The APDE seminar on Monday, 3/28, will be given by Yan Guo (Brown University) online via Zoom from 4:10pm to 5:00pm PST. To participate, email Sung-Jin Oh ().
Title: Gravitational Collapse for Gaseous Stars
Abstract: In this talk, we will review recent constructions of blowup solutions to the Euler-Poisson and Euler-Einstein systems for describing dynamics of a gaseous star. This is a research program initiated with Mahir Hadzic and Juhi Jang.
The APDE seminar on Monday, 3/14, will be given by Jacob Shapiro (University of Dayton) both in-person (891 Evans) and online via Zoom from 4:10pm to 5:00pm PST. To participate, email Sung-Jin Oh ().
Title: Semiclassical resolvent bounds for compactly supported radial potentials
Abstract: We employ separation of variables to prove weighted resolvent estimates for the semiclassical Schrödinger operator $-h^2 \Delta + V(|x|) – E$ in dimension $n \ge 2$, where, $h, \, E > 0$ and $V : [0, \infty) \to \mathbb R$ is $L^\infty$ and compactly supported. We show that the weighted resolvent estimate grows no faster than $\exp(Ch^{-1})$, and prove an exterior weighted estimate which grows $\sim h^{-1}$ . The analysis at small angular momenta proceeds by a Carleman estimate and the WKB approximation, while for large angular momenta we use Bessel function asymptotics. This is joint work with Kiril Datchev (Purdue University) and Jeffrey Galkowski (University College London).
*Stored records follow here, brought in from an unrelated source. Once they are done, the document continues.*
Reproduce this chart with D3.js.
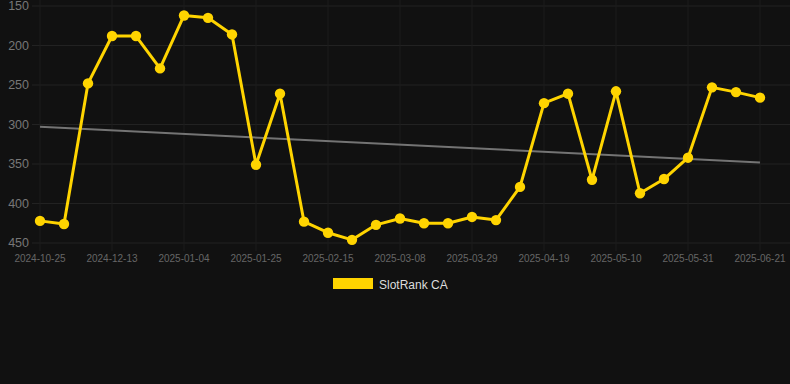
<!DOCTYPE html>
<html><head><meta charset="utf-8">
<script src="https://cdn.jsdelivr.net/npm/d3@7"></script>
<style>
html,body{margin:0;padding:0;background:#111111;}
svg{display:block;}
text{font-family:"Liberation Sans",Arial,Helvetica,sans-serif;}
</style></head>
<body>
<svg id="chart" width="790" height="384"></svg>
<script>
const categories = ["2024-10-25","2024-11-10","2024-11-27","2024-12-13","2024-12-20","2024-12-27",
  "2025-01-04","2025-01-11","2025-01-18","2025-01-25","2025-02-01","2025-02-08","2025-02-15",
  "2025-02-22","2025-03-01","2025-03-08","2025-03-15","2025-03-22","2025-03-29","2025-04-05",
  "2025-04-12","2025-04-19","2025-04-26","2025-05-03","2025-05-10","2025-05-17","2025-05-24",
  "2025-05-31","2025-06-07","2025-06-14","2025-06-21"];
const rankValues = [422,426,248,188,188,229,162,165,186,351,261,423,437,446,427,419,425,425,417,421,379,
  273,261,370,258,387,369,342,253,259,266];
const trendValues = [303,348];
const yTicks = [150,200,250,300,350,400,450];
const seriesName = "SlotRank CA";

const svg = d3.select("#chart");
const x = d3.scalePoint().domain(categories).range([40,760]);
const y = d3.scaleLinear().domain([150,450]).range([6,243]);

const grid = svg.append("g");
grid.selectAll("line.h").data(yTicks).enter().append("line")
  .attr("x1",32).attr("x2",790).attr("y1",d=>y(d)).attr("y2",d=>y(d))
  .attr("stroke","#222222").attr("stroke-width",1);
const shownCats = categories.filter((d,i)=>i%3===0);
grid.selectAll("line.v").data(shownCats).enter().append("line")
  .attr("x1",d=>x(d)).attr("x2",d=>x(d)).attr("y1",0).attr("y2",251)
  .attr("stroke","#1d1d1d").attr("stroke-width",1);

svg.append("g").selectAll("text").data(yTicks).enter().append("text")
  .attr("x",29).attr("y",d=>y(d)).attr("dy","0.35em").attr("text-anchor","end")
  .attr("font-size",12.5).attr("fill","#777777").text(d=>d);

svg.append("g").selectAll("text").data(shownCats).enter().append("text")
  .attr("x",d=>x(d)).attr("y",262).attr("text-anchor","middle")
  .attr("font-size",10).attr("fill","#666666").text(d=>d);

// trend line
svg.append("line")
  .attr("x1",x(categories[0])).attr("x2",x(categories[categories.length-1]))
  .attr("y1",y(trendValues[0])).attr("y2",y(trendValues[1]))
  .attr("stroke","#747474").attr("stroke-width",2);

const line = d3.line().x((d,i)=>x(categories[i])).y(d=>y(d));
svg.append("path").datum(rankValues).attr("d",line)
  .attr("fill","none").attr("stroke","#FFD400").attr("stroke-width",3).attr("stroke-linejoin","round");
svg.append("g").selectAll("circle").data(rankValues).enter().append("circle")
  .attr("cx",(d,i)=>x(categories[i])).attr("cy",d=>y(d)).attr("r",5.2).attr("fill","#FFD400");

// legend
svg.append("rect").attr("x",333).attr("y",278).attr("width",40).attr("height",11).attr("fill","#FFD400");
svg.append("text").attr("x",379).attr("y",288.5).attr("font-size",12).attr("fill","#dddddd").text(seriesName);
</script>
</body></html>
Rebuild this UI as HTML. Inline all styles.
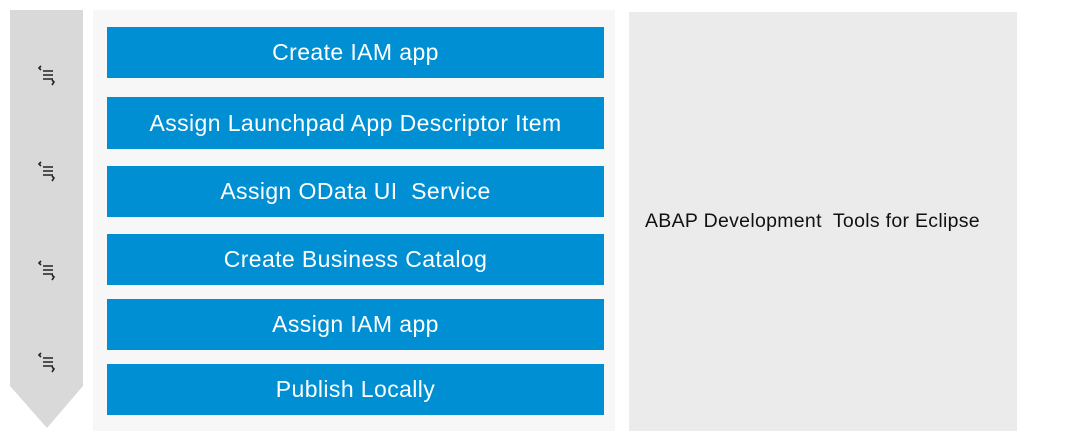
<!DOCTYPE html>
<html><head><style>
body{margin:0;width:1080px;height:440px;background:#fff;position:relative;overflow:hidden;font-family:"Liberation Sans",sans-serif}
.b{position:absolute;left:107px;width:497px;background:#008fd3;color:#fff;font-size:23px;display:flex;align-items:center;justify-content:center;letter-spacing:0.4px}
</style></head><body>
<svg style="position:absolute;left:0;top:0" width="100" height="440"><polygon points="10,10 83,10 83,386 47,428 10,386" fill="#d9d9d9"/></svg>
<div style="position:absolute;left:93px;top:10px;width:522px;height:421px;background:#f7f7f7"></div>
<div style="position:absolute;left:629px;top:12px;width:388px;height:419px;background:#ebebeb"></div>
<div style="position:absolute;left:645px;top:210px;font-size:19.5px;letter-spacing:0.3px;color:#111">ABAP Development&nbsp; Tools for Eclipse</div>
<div class="b" style="top:27px;height:51px">Create IAM app</div>
<div class="b" style="top:97px;height:52px">Assign Launchpad App Descriptor Item</div>
<div class="b" style="top:166px;height:51px">Assign OData UI&nbsp; Service</div>
<div class="b" style="top:234px;height:51px">Create Business Catalog</div>
<div class="b" style="top:299px;height:51px">Assign IAM app</div>
<div class="b" style="top:364px;height:51px">Publish Locally</div>
<svg style="position:absolute;left:0;top:0" width="100" height="440">
<g fill="none" stroke="#222" stroke-width="1.6">
<g transform="translate(37,66)"><path d="M4 0 l-2 2 l2 2 M6 5 h10 M6 9 h10 M6 13 h10 M15 14 l2 2 l-2 3"/></g>
<g transform="translate(37,162)"><path d="M4 0 l-2 2 l2 2 M6 5 h10 M6 9 h10 M6 13 h10 M15 14 l2 2 l-2 3"/></g>
<g transform="translate(37,261)"><path d="M4 0 l-2 2 l2 2 M6 5 h10 M6 9 h10 M6 13 h10 M15 14 l2 2 l-2 3"/></g>
<g transform="translate(37,353)"><path d="M4 0 l-2 2 l2 2 M6 5 h10 M6 9 h10 M6 13 h10 M15 14 l2 2 l-2 3"/></g>
</g></svg>
</body></html>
The APDE seminar on Monday, 3/6, will be given by Baoping Liu (Peking University) online via Zoom from 4:10pm to 5:00pm PST. To participate, email Sung-Jin Oh ().
Title: Large time asymptotics for nonlinear Schrödinger equation
Abstract: We consider the Schrödinger equation with a general interaction term, which is localized in space. Under the assumption of radial symmetry, and uniformly boundedness of the solution in $H^1(\mathbb{R}^3)$ norm, we prove it is asymptotic to a free wave and a weakly localized part. We derive further properties of the localized part such as smoothness and boundedness of the dilation operator. This is joint work with A. Soffer.